The lines from the top of the material through the line with "const chart = echarts.init(document.getElementById('chart'));" are to be set down exactly. Leave the pictures out.

[Raw records]
__________________________________________________

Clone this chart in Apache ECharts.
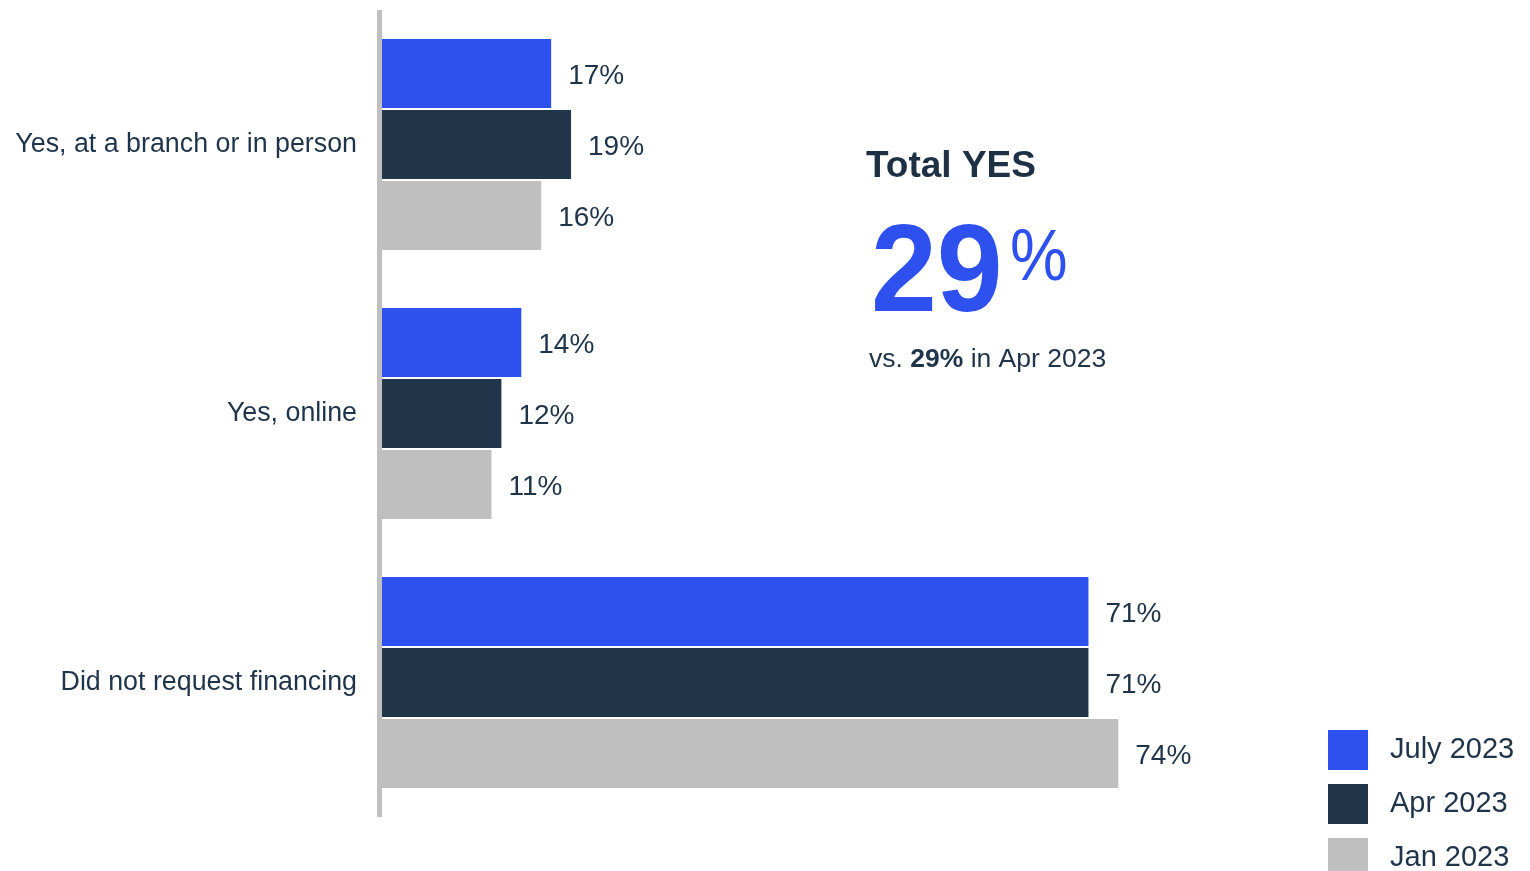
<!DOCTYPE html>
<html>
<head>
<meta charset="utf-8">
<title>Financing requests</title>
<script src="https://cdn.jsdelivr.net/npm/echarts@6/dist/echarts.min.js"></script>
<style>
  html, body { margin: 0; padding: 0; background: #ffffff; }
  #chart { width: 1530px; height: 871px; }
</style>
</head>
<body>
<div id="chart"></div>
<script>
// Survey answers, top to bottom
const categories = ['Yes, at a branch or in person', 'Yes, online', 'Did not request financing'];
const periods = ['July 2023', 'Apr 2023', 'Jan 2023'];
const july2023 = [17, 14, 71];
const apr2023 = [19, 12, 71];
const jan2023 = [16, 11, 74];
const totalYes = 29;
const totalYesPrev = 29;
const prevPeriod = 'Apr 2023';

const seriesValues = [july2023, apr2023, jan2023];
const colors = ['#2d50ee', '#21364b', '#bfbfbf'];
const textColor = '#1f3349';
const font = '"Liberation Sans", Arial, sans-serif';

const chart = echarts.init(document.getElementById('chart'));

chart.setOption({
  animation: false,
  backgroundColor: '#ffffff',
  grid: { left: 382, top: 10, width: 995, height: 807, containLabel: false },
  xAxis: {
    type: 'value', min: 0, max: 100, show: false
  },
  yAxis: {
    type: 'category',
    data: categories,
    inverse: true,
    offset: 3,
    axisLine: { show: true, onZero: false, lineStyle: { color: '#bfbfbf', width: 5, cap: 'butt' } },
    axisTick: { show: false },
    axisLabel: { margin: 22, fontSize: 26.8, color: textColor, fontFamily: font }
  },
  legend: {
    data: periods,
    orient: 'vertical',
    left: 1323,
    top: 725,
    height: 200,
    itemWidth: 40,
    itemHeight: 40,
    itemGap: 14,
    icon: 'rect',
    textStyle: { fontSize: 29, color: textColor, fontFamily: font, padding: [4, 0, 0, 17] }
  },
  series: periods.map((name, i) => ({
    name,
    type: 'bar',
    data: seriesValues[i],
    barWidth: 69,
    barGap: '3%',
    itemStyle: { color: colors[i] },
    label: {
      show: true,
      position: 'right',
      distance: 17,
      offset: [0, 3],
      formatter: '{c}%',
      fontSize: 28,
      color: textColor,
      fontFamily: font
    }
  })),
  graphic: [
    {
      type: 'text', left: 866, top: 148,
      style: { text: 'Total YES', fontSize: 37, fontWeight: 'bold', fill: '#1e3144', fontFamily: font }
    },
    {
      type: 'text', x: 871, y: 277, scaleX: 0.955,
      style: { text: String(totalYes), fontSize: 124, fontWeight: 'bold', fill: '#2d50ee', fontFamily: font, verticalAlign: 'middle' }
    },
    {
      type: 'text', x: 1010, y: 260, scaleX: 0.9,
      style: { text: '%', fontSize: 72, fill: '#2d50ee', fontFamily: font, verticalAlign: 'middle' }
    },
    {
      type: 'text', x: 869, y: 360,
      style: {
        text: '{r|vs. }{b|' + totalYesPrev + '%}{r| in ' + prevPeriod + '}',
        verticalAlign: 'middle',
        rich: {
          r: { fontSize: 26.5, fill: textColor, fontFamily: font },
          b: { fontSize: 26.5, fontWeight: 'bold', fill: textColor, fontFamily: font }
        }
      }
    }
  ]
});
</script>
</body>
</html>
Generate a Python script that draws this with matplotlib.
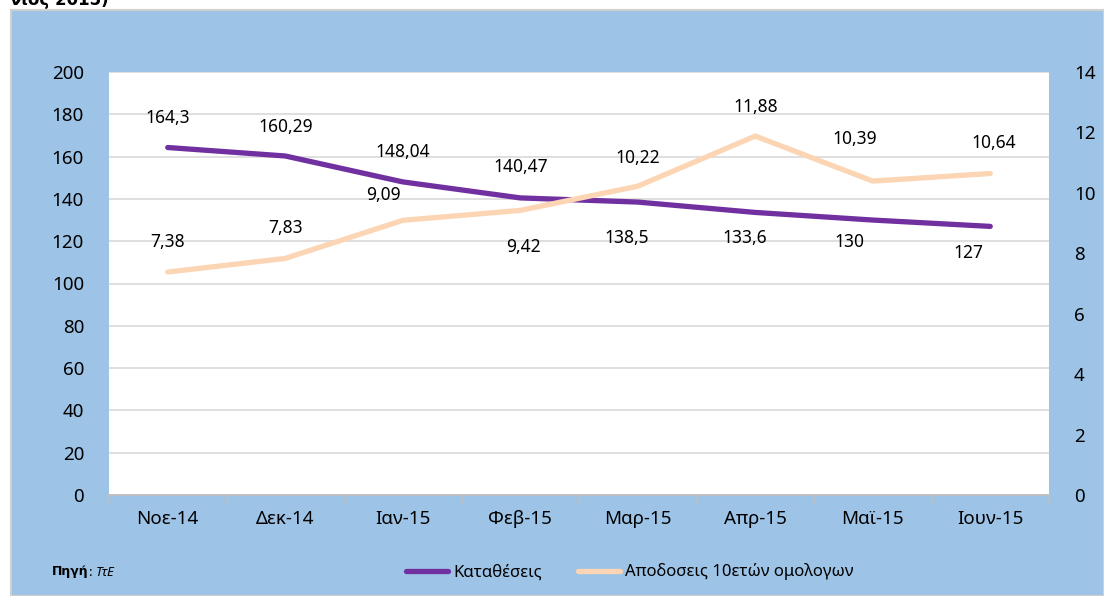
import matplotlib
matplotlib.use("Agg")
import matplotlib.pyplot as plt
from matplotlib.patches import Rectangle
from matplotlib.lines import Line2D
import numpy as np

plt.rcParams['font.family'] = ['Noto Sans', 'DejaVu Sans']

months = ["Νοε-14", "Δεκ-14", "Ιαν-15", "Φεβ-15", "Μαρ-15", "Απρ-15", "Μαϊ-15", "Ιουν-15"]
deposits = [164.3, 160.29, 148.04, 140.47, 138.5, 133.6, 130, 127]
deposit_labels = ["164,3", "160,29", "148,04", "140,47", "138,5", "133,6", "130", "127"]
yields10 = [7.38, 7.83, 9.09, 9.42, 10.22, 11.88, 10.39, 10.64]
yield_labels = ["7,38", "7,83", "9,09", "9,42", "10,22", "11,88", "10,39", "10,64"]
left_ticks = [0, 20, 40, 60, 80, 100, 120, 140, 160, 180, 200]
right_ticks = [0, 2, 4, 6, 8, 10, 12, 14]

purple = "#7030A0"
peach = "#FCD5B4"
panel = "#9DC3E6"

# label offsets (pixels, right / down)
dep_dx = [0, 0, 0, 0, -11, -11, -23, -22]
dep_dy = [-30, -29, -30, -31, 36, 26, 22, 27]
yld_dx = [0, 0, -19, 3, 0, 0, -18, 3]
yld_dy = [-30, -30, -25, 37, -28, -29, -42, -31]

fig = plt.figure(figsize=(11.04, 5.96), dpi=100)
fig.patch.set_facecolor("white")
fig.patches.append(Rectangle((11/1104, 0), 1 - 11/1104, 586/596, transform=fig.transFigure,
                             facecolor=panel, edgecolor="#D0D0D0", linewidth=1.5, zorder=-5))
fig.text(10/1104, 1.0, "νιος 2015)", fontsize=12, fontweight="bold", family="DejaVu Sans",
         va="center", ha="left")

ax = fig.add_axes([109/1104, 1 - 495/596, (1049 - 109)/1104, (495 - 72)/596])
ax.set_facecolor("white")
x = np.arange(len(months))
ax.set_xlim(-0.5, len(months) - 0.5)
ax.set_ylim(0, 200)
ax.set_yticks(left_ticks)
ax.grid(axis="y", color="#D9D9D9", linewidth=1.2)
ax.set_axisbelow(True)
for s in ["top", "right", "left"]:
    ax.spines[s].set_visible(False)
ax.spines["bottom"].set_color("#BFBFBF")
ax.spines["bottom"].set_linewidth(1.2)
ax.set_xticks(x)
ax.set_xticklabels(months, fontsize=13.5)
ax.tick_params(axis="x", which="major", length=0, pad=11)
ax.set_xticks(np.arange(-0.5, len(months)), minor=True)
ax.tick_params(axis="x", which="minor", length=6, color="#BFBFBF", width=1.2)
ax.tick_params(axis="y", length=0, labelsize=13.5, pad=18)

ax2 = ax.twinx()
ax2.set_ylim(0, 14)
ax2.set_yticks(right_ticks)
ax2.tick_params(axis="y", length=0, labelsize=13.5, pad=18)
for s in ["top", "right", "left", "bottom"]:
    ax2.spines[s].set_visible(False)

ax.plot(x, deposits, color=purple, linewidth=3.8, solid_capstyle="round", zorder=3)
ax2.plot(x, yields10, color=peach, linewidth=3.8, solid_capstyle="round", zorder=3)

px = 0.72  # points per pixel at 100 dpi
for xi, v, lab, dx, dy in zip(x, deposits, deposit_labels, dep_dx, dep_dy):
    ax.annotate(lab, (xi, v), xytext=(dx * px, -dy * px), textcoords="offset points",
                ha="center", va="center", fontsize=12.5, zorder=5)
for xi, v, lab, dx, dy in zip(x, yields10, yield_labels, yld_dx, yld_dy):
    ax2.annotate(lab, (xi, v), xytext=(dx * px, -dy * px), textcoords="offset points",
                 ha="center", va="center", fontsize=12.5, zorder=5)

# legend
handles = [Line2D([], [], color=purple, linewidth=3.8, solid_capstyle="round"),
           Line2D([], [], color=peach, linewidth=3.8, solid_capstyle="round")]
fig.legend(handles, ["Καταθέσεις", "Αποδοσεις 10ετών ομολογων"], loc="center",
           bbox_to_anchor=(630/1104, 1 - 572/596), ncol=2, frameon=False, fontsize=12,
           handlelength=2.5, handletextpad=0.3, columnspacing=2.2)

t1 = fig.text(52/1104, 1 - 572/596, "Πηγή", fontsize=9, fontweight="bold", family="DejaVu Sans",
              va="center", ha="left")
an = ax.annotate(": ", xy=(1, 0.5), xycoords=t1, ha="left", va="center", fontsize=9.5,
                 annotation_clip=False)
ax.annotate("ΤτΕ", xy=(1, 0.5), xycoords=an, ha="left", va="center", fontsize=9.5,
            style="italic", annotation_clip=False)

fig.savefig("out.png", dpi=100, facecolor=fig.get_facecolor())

__________________________________________________

** Exercise answer **
Clone this chart in Apache ECharts.
<!DOCTYPE html>
<html>
<head>
<meta charset="utf-8">
<title>Financing requests</title>
<script src="https://cdn.jsdelivr.net/npm/echarts@6/dist/echarts.min.js"></script>
<style>
  html, body { margin: 0; padding: 0; background: #ffffff; }
  #chart { width: 1530px; height: 871px; }
</style>
</head>
<body>
<div id="chart"></div>
<script>
// Survey answers, top to bottom
const categories = ['Yes, at a branch or in person', 'Yes, online', 'Did not request financing'];
const periods = ['July 2023', 'Apr 2023', 'Jan 2023'];
const july2023 = [17, 14, 71];
const apr2023 = [19, 12, 71];
const jan2023 = [16, 11, 74];
const totalYes = 29;
const totalYesPrev = 29;
const prevPeriod = 'Apr 2023';

const seriesValues = [july2023, apr2023, jan2023];
const colors = ['#2d50ee', '#21364b', '#bfbfbf'];
const textColor = '#1f3349';
const font = '"Liberation Sans", Arial, sans-serif';

const chart = echarts.init(document.getElementById('chart'));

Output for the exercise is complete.